Author: Krati RAJORIA
N0:1 of 2018
Doing business in the form of company has always been the best option as it gives an opportunity to the members to limit their liabilities. The corporate personality doctrine grants the company certain rights and liabilities. But if the liabilities on the assests of the company exceed its income then the company may at times even collapse. In order to give such companies an option to revive themselves there were several laws in force in India. The Indian insolvency resolution regime underwent a complete overhaul consolidating several pre-existing laws and providing a single law for insolvency and bankruptcy related matters. In May 2016 the Indian parliament enacted the Insolvency and Bankruptcy Code, 2016 (hereinafter IB Code) that became effective in December 2016. The IB Code, 2016 covers the insolvency resolution process as well as liquidation process for individuals and corporate debtors. This paper seeks to critically analyse the new law and its applicability in the last one year of its enforcement, in light of past lessons and series of reforms, to ascertain the effectiveness and future prospects of the reformed insolvency law in India.

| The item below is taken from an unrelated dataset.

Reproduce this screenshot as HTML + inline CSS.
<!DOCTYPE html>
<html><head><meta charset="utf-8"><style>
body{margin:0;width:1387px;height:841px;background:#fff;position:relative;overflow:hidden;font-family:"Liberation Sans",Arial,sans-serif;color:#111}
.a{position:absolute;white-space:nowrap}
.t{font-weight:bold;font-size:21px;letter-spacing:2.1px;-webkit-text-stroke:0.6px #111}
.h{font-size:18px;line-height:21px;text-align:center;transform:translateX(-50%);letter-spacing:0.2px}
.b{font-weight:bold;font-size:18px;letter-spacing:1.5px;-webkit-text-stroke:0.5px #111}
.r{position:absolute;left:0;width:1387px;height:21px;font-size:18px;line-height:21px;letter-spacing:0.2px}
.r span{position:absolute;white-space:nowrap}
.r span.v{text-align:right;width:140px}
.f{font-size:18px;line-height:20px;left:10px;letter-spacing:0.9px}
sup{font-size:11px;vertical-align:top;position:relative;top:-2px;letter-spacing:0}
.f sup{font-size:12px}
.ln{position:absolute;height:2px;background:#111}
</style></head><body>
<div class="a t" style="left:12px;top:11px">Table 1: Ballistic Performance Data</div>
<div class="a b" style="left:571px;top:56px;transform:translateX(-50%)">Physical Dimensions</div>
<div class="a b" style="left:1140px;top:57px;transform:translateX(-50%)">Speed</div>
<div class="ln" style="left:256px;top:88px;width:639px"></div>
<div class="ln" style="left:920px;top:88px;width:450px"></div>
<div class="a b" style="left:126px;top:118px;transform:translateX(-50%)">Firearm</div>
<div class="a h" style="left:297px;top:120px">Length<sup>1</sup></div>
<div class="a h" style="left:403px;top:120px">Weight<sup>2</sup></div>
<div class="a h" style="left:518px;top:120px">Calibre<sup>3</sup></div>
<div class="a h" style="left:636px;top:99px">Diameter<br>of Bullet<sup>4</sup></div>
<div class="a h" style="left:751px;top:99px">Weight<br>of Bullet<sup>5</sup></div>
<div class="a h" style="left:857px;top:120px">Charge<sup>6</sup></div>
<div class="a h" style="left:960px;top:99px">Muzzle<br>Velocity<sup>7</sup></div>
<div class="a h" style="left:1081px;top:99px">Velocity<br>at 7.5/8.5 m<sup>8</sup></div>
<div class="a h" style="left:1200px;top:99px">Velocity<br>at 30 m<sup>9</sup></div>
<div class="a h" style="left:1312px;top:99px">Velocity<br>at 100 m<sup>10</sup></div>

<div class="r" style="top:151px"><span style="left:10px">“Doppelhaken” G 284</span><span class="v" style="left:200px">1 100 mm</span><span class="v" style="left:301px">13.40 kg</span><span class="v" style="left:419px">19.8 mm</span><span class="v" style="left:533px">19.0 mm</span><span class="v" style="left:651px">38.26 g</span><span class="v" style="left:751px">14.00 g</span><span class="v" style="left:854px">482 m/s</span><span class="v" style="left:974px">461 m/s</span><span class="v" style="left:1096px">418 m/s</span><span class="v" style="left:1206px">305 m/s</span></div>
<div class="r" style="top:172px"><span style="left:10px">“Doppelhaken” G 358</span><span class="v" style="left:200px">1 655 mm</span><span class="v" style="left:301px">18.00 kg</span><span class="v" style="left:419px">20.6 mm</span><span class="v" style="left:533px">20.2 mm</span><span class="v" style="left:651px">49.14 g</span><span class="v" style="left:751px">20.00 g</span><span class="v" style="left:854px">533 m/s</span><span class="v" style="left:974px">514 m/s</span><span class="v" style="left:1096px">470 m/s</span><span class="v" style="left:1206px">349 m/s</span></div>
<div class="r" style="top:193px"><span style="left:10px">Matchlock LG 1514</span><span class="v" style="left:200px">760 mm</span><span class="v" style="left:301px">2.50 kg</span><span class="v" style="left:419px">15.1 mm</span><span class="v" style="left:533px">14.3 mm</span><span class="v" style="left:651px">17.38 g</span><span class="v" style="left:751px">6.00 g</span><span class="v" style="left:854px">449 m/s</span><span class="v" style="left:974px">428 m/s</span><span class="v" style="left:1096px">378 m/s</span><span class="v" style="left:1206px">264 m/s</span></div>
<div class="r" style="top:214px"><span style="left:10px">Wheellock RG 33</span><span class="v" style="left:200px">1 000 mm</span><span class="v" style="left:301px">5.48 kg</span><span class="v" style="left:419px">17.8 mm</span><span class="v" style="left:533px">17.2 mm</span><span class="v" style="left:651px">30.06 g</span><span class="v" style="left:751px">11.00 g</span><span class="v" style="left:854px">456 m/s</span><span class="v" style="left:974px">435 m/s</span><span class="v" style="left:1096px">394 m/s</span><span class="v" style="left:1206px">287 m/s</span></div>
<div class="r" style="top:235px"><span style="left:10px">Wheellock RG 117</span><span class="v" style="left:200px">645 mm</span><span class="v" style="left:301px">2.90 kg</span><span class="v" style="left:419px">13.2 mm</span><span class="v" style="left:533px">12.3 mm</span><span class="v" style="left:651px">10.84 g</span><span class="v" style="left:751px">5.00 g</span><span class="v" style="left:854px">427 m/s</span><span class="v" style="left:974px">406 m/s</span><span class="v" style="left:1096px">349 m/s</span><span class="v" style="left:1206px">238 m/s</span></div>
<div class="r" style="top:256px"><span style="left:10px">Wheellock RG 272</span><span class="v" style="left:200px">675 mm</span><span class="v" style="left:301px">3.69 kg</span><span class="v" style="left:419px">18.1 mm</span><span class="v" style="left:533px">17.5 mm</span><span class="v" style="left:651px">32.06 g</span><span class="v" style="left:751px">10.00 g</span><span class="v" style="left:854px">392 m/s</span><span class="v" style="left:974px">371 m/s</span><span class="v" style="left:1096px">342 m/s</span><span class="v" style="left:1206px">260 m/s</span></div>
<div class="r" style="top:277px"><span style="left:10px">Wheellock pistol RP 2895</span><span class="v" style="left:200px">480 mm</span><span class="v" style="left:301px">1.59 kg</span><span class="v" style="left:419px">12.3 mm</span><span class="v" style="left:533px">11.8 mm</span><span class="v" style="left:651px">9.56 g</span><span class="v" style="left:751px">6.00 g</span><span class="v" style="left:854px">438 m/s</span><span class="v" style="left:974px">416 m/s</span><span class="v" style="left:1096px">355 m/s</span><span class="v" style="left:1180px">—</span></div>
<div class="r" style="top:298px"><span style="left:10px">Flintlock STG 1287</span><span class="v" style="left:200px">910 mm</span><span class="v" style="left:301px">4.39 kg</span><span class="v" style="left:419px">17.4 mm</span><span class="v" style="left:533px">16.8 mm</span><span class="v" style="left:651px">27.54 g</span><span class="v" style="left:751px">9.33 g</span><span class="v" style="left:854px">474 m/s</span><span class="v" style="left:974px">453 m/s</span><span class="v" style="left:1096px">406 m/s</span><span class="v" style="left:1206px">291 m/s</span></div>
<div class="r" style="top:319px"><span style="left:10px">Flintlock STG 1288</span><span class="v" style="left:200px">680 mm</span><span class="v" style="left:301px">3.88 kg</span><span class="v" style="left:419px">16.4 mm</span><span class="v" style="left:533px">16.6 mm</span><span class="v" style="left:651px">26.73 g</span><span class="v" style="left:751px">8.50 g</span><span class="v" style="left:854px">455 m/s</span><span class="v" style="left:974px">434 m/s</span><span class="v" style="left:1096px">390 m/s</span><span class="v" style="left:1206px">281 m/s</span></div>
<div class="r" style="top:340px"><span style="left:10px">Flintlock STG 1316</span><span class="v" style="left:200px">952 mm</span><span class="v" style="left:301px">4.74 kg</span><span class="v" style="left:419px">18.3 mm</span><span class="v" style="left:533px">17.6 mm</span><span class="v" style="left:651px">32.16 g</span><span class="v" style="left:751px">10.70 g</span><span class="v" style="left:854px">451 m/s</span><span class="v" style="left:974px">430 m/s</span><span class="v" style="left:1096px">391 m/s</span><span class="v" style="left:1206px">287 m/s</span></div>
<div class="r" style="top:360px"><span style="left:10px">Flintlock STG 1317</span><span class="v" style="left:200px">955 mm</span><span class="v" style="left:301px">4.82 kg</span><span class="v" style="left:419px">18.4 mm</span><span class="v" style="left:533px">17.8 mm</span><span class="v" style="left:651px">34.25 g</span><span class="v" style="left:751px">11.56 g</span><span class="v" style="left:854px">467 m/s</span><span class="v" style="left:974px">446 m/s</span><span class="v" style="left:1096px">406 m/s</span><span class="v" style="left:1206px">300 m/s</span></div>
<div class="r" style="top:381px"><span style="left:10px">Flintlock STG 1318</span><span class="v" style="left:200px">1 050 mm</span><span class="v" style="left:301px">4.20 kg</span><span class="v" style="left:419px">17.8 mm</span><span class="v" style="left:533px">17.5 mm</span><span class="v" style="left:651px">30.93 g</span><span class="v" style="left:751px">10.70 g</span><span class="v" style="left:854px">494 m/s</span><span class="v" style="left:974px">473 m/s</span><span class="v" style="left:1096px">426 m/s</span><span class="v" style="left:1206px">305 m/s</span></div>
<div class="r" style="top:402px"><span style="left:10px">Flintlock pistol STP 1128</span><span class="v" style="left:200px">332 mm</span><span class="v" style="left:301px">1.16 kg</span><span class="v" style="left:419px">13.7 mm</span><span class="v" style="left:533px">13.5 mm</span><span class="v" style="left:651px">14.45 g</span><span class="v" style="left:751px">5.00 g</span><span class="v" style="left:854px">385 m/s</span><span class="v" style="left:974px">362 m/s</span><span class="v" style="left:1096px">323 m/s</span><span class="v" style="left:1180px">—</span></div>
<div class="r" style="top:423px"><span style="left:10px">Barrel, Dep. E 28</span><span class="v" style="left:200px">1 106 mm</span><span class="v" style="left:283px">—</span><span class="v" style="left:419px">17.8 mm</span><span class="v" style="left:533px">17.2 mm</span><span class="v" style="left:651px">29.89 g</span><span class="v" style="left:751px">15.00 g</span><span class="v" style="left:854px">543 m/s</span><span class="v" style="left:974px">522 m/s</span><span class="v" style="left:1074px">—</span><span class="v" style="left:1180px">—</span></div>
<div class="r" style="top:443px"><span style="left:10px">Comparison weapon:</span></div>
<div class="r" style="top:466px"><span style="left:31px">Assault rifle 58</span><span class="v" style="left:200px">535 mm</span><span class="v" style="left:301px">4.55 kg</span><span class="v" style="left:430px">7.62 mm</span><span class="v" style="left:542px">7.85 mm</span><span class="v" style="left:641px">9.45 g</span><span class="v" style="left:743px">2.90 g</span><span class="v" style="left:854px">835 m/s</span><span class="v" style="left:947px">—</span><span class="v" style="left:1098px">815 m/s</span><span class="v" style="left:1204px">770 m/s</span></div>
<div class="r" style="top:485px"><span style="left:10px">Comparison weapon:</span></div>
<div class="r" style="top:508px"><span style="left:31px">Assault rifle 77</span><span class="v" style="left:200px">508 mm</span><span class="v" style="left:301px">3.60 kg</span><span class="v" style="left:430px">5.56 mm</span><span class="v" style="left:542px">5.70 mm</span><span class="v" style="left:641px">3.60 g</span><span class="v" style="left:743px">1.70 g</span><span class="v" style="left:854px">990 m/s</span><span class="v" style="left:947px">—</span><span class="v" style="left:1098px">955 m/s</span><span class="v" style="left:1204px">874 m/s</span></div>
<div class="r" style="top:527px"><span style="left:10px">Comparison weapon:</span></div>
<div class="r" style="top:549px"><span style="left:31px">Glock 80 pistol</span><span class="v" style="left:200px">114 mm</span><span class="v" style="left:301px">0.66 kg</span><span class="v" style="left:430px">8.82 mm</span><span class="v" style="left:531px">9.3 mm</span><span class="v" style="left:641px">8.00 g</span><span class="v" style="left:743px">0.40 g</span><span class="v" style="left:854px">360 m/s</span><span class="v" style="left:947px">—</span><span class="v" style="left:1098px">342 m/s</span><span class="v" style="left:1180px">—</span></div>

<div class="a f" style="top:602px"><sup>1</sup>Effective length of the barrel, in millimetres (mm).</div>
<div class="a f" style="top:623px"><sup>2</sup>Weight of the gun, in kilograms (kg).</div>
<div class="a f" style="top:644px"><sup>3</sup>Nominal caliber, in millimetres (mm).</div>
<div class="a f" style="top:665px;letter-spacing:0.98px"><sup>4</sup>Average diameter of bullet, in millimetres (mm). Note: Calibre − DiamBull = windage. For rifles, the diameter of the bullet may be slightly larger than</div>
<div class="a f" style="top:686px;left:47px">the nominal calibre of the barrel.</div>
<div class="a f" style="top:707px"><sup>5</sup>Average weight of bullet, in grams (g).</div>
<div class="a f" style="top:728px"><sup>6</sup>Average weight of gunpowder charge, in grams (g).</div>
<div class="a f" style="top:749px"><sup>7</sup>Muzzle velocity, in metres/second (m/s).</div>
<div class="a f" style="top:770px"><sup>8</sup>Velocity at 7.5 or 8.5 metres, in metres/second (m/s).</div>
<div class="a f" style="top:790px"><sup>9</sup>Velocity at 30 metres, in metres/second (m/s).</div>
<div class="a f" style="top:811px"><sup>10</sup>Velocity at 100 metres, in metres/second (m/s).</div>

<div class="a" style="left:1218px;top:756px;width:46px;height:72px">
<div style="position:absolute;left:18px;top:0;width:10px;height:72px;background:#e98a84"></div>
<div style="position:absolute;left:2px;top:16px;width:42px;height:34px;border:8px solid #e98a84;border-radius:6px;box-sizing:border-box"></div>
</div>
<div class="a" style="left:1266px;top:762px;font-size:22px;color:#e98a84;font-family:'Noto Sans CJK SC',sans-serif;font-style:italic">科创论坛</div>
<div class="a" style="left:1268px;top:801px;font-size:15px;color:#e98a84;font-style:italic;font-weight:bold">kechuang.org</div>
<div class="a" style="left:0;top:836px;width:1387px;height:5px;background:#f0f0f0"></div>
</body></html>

The paper is compartmentalised into six parts. Part I focuses on Introduction. Part II details the history of the evolution of insolvency and bankruptcy reforms in India analysing its impact. Part III gives a birds eye view of the IB Code stating reasons for its enactment and highlighting its main features and challenges in its proper implementation. Part IV discusses the moratorium period given under section 14, IB Code, its relevance and a detail account of the nature of this ‘calm period’ (directory or mandatory in nature). Part V discusses the ramifications of IB Code, future of sick companies after disolution of BIFR and the effectiveness of the insolvency resolution process. Part VI is the conclusion.